### [Exercise task]
Without the pictures, return exactly the lines from the one with "Recreate this image" through the one with "fig.savefig('out.png', dpi=100)". Both end lines belong in the copy.

### [Material for this exercise]
........

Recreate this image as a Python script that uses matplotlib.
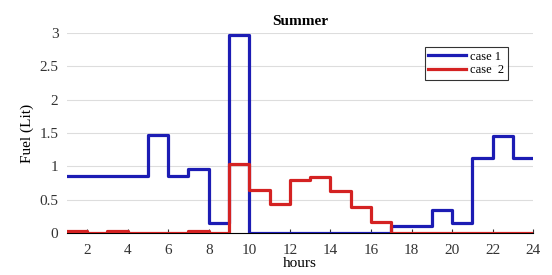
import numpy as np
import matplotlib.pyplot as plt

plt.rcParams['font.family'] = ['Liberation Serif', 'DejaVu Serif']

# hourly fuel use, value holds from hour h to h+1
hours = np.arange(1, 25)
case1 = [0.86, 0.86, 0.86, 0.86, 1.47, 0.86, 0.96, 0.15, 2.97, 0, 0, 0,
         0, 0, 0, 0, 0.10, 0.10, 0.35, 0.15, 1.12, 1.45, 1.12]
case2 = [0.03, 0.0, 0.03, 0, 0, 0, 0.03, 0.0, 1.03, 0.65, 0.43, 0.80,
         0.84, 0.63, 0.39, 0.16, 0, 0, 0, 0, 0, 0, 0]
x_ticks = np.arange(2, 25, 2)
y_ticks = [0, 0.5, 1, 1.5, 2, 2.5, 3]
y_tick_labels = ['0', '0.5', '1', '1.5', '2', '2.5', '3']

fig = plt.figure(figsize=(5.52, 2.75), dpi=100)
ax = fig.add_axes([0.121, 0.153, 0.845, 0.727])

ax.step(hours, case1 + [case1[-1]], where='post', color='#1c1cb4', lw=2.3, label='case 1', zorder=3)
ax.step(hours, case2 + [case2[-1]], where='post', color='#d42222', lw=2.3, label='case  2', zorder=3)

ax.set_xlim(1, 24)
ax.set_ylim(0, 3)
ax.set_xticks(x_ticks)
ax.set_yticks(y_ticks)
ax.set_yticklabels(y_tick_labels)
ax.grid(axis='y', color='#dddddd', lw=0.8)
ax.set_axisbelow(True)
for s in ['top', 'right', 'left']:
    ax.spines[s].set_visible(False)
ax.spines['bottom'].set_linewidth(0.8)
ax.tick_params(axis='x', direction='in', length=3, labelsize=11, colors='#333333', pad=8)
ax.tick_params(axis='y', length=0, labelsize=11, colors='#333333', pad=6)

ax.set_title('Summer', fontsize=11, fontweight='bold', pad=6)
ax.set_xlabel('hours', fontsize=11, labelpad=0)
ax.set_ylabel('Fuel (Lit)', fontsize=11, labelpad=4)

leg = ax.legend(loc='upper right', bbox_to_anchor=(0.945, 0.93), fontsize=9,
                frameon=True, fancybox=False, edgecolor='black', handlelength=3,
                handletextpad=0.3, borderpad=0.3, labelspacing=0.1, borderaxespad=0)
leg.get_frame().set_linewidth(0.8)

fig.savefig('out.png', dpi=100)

........

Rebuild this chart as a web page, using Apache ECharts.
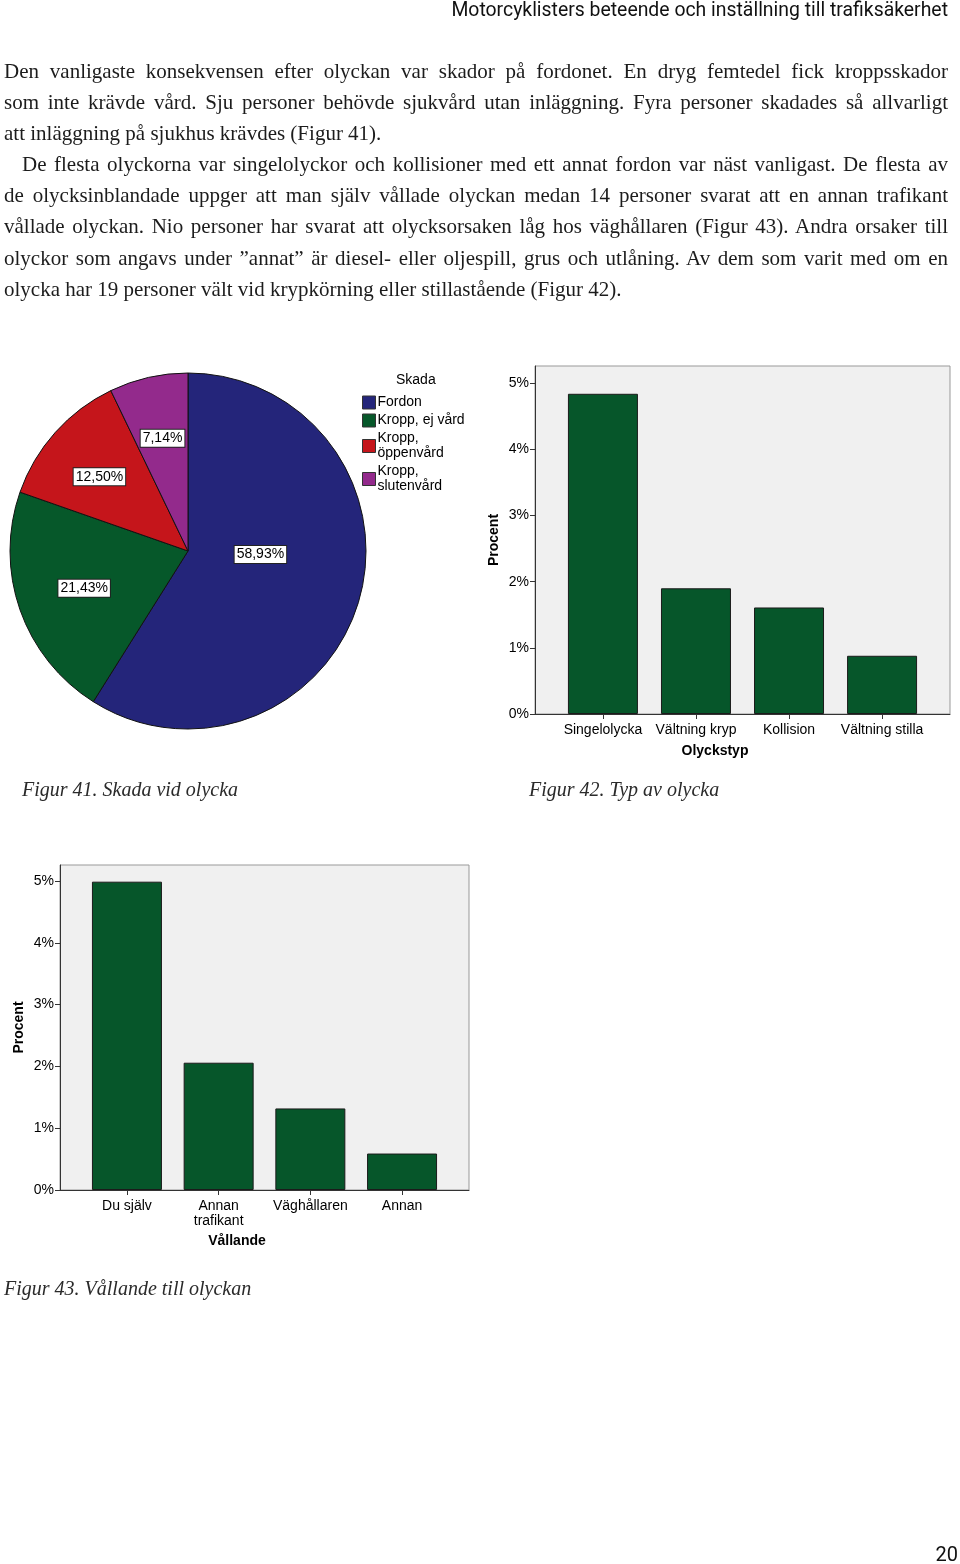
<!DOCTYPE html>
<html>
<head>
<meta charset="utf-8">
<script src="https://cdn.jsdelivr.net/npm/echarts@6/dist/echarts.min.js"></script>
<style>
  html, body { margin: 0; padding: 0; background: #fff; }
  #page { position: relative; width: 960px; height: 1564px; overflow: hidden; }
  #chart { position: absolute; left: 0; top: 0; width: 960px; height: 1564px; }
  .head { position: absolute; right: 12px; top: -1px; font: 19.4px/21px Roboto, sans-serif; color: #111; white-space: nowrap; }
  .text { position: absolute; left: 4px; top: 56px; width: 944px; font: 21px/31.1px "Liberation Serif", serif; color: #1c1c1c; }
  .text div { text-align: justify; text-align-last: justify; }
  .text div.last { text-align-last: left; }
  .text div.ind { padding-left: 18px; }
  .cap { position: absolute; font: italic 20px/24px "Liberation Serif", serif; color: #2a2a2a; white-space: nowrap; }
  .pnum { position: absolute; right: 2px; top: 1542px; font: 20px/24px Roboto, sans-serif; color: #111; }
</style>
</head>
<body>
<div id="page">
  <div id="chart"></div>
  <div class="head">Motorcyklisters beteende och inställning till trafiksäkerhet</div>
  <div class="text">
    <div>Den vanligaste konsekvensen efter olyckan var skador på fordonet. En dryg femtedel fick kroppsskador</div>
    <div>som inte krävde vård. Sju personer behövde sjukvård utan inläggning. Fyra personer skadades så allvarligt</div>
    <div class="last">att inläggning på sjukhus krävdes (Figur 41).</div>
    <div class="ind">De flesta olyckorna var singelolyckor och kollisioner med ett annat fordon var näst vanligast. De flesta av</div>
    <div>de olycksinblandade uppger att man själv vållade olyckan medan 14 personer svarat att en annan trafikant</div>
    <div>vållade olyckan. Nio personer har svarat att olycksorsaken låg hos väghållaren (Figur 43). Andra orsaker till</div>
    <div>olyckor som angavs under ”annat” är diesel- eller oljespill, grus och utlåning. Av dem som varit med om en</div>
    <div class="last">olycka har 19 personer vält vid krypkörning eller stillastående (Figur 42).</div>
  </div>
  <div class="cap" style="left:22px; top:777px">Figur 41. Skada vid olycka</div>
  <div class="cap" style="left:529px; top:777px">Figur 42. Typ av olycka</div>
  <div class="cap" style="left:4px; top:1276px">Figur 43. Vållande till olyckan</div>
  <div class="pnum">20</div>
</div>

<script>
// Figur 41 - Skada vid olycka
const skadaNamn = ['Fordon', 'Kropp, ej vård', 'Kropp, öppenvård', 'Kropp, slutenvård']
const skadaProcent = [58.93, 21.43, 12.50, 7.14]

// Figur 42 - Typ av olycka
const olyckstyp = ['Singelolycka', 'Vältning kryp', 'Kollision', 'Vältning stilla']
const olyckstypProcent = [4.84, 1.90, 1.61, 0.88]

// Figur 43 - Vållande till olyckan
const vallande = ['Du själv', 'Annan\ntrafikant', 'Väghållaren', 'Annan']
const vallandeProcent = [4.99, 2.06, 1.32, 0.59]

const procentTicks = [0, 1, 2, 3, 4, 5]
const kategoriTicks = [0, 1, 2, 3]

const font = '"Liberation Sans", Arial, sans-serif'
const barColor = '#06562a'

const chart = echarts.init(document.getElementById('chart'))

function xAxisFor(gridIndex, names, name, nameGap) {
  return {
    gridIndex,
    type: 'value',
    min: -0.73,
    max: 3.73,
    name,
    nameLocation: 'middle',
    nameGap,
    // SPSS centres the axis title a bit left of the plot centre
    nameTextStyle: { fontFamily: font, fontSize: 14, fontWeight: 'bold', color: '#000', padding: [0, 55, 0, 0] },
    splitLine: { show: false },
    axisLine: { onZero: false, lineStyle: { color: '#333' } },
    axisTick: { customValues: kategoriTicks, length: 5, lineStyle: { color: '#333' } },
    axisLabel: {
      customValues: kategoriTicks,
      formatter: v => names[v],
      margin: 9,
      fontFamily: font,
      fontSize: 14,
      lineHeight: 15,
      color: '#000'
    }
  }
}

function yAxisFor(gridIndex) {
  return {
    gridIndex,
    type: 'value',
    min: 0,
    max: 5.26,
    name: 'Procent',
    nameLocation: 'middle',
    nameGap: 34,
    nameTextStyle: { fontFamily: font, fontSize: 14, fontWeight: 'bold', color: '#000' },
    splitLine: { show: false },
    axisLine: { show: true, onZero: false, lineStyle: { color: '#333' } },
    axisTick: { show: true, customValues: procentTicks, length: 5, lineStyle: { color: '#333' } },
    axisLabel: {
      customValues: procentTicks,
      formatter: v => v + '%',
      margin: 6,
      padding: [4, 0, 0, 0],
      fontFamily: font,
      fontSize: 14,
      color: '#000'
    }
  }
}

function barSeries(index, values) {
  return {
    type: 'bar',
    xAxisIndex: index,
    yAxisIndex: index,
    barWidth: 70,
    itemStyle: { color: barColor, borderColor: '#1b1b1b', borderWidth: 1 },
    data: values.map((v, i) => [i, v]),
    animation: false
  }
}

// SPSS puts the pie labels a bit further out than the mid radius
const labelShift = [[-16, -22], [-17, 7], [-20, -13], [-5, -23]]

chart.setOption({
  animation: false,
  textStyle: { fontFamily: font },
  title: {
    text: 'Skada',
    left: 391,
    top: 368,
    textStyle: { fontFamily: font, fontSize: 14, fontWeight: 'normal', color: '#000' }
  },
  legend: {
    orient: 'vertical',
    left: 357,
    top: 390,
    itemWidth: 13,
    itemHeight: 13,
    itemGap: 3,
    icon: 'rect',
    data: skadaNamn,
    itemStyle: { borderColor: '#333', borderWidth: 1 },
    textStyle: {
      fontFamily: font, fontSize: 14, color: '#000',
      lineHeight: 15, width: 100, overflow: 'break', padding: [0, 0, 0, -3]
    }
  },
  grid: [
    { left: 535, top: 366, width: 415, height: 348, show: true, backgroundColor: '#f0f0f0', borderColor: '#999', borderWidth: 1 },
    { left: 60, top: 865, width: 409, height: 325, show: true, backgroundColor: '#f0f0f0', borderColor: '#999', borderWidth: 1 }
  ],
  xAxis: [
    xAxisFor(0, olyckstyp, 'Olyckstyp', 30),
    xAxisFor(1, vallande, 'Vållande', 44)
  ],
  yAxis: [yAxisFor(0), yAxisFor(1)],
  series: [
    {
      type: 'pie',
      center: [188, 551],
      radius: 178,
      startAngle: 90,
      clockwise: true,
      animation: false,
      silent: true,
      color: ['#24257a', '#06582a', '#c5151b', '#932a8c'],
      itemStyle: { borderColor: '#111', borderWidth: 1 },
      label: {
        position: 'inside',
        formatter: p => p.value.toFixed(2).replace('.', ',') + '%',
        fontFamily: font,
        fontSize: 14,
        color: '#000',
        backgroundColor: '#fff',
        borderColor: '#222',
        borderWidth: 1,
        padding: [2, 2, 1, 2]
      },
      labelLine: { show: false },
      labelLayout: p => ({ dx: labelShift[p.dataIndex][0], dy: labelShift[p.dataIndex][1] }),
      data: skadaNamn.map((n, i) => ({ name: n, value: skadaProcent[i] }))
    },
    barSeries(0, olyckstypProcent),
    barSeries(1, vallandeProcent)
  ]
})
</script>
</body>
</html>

........

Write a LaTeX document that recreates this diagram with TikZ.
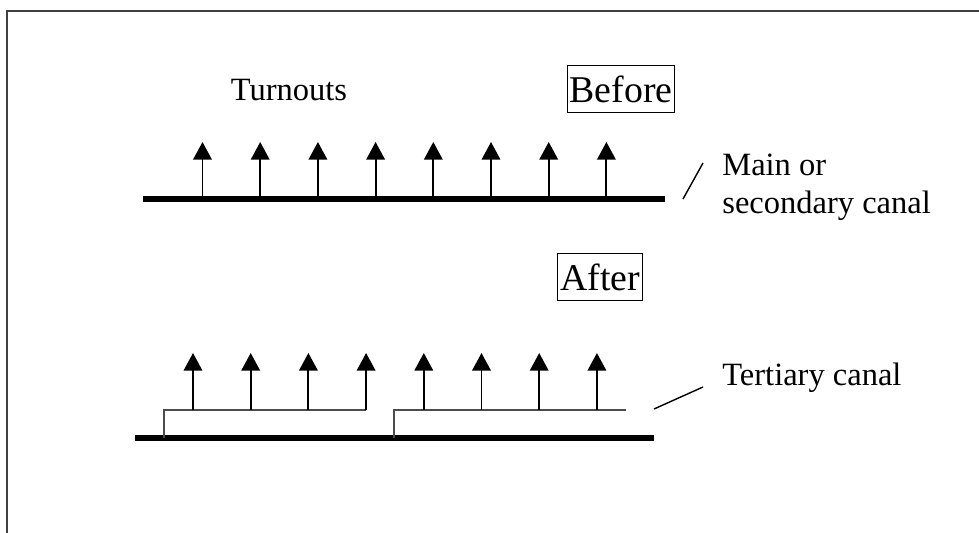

........

### [Task result]
Recreate this image as a Python script that uses matplotlib.
import numpy as np
import matplotlib.pyplot as plt

plt.rcParams['font.family'] = ['Liberation Serif', 'DejaVu Serif']

# hourly fuel use, value holds from hour h to h+1
hours = np.arange(1, 25)
case1 = [0.86, 0.86, 0.86, 0.86, 1.47, 0.86, 0.96, 0.15, 2.97, 0, 0, 0,
         0, 0, 0, 0, 0.10, 0.10, 0.35, 0.15, 1.12, 1.45, 1.12]
case2 = [0.03, 0.0, 0.03, 0, 0, 0, 0.03, 0.0, 1.03, 0.65, 0.43, 0.80,
         0.84, 0.63, 0.39, 0.16, 0, 0, 0, 0, 0, 0, 0]
x_ticks = np.arange(2, 25, 2)
y_ticks = [0, 0.5, 1, 1.5, 2, 2.5, 3]
y_tick_labels = ['0', '0.5', '1', '1.5', '2', '2.5', '3']

fig = plt.figure(figsize=(5.52, 2.75), dpi=100)
ax = fig.add_axes([0.121, 0.153, 0.845, 0.727])

ax.step(hours, case1 + [case1[-1]], where='post', color='#1c1cb4', lw=2.3, label='case 1', zorder=3)
ax.step(hours, case2 + [case2[-1]], where='post', color='#d42222', lw=2.3, label='case  2', zorder=3)

ax.set_xlim(1, 24)
ax.set_ylim(0, 3)
ax.set_xticks(x_ticks)
ax.set_yticks(y_ticks)
ax.set_yticklabels(y_tick_labels)
ax.grid(axis='y', color='#dddddd', lw=0.8)
ax.set_axisbelow(True)
for s in ['top', 'right', 'left']:
    ax.spines[s].set_visible(False)
ax.spines['bottom'].set_linewidth(0.8)
ax.tick_params(axis='x', direction='in', length=3, labelsize=11, colors='#333333', pad=8)
ax.tick_params(axis='y', length=0, labelsize=11, colors='#333333', pad=6)

ax.set_title('Summer', fontsize=11, fontweight='bold', pad=6)
ax.set_xlabel('hours', fontsize=11, labelpad=0)
ax.set_ylabel('Fuel (Lit)', fontsize=11, labelpad=4)

leg = ax.legend(loc='upper right', bbox_to_anchor=(0.945, 0.93), fontsize=9,
                frameon=True, fancybox=False, edgecolor='black', handlelength=3,
                handletextpad=0.3, borderpad=0.3, labelspacing=0.1, borderaxespad=0)
leg.get_frame().set_linewidth(0.8)

fig.savefig('out.png', dpi=100)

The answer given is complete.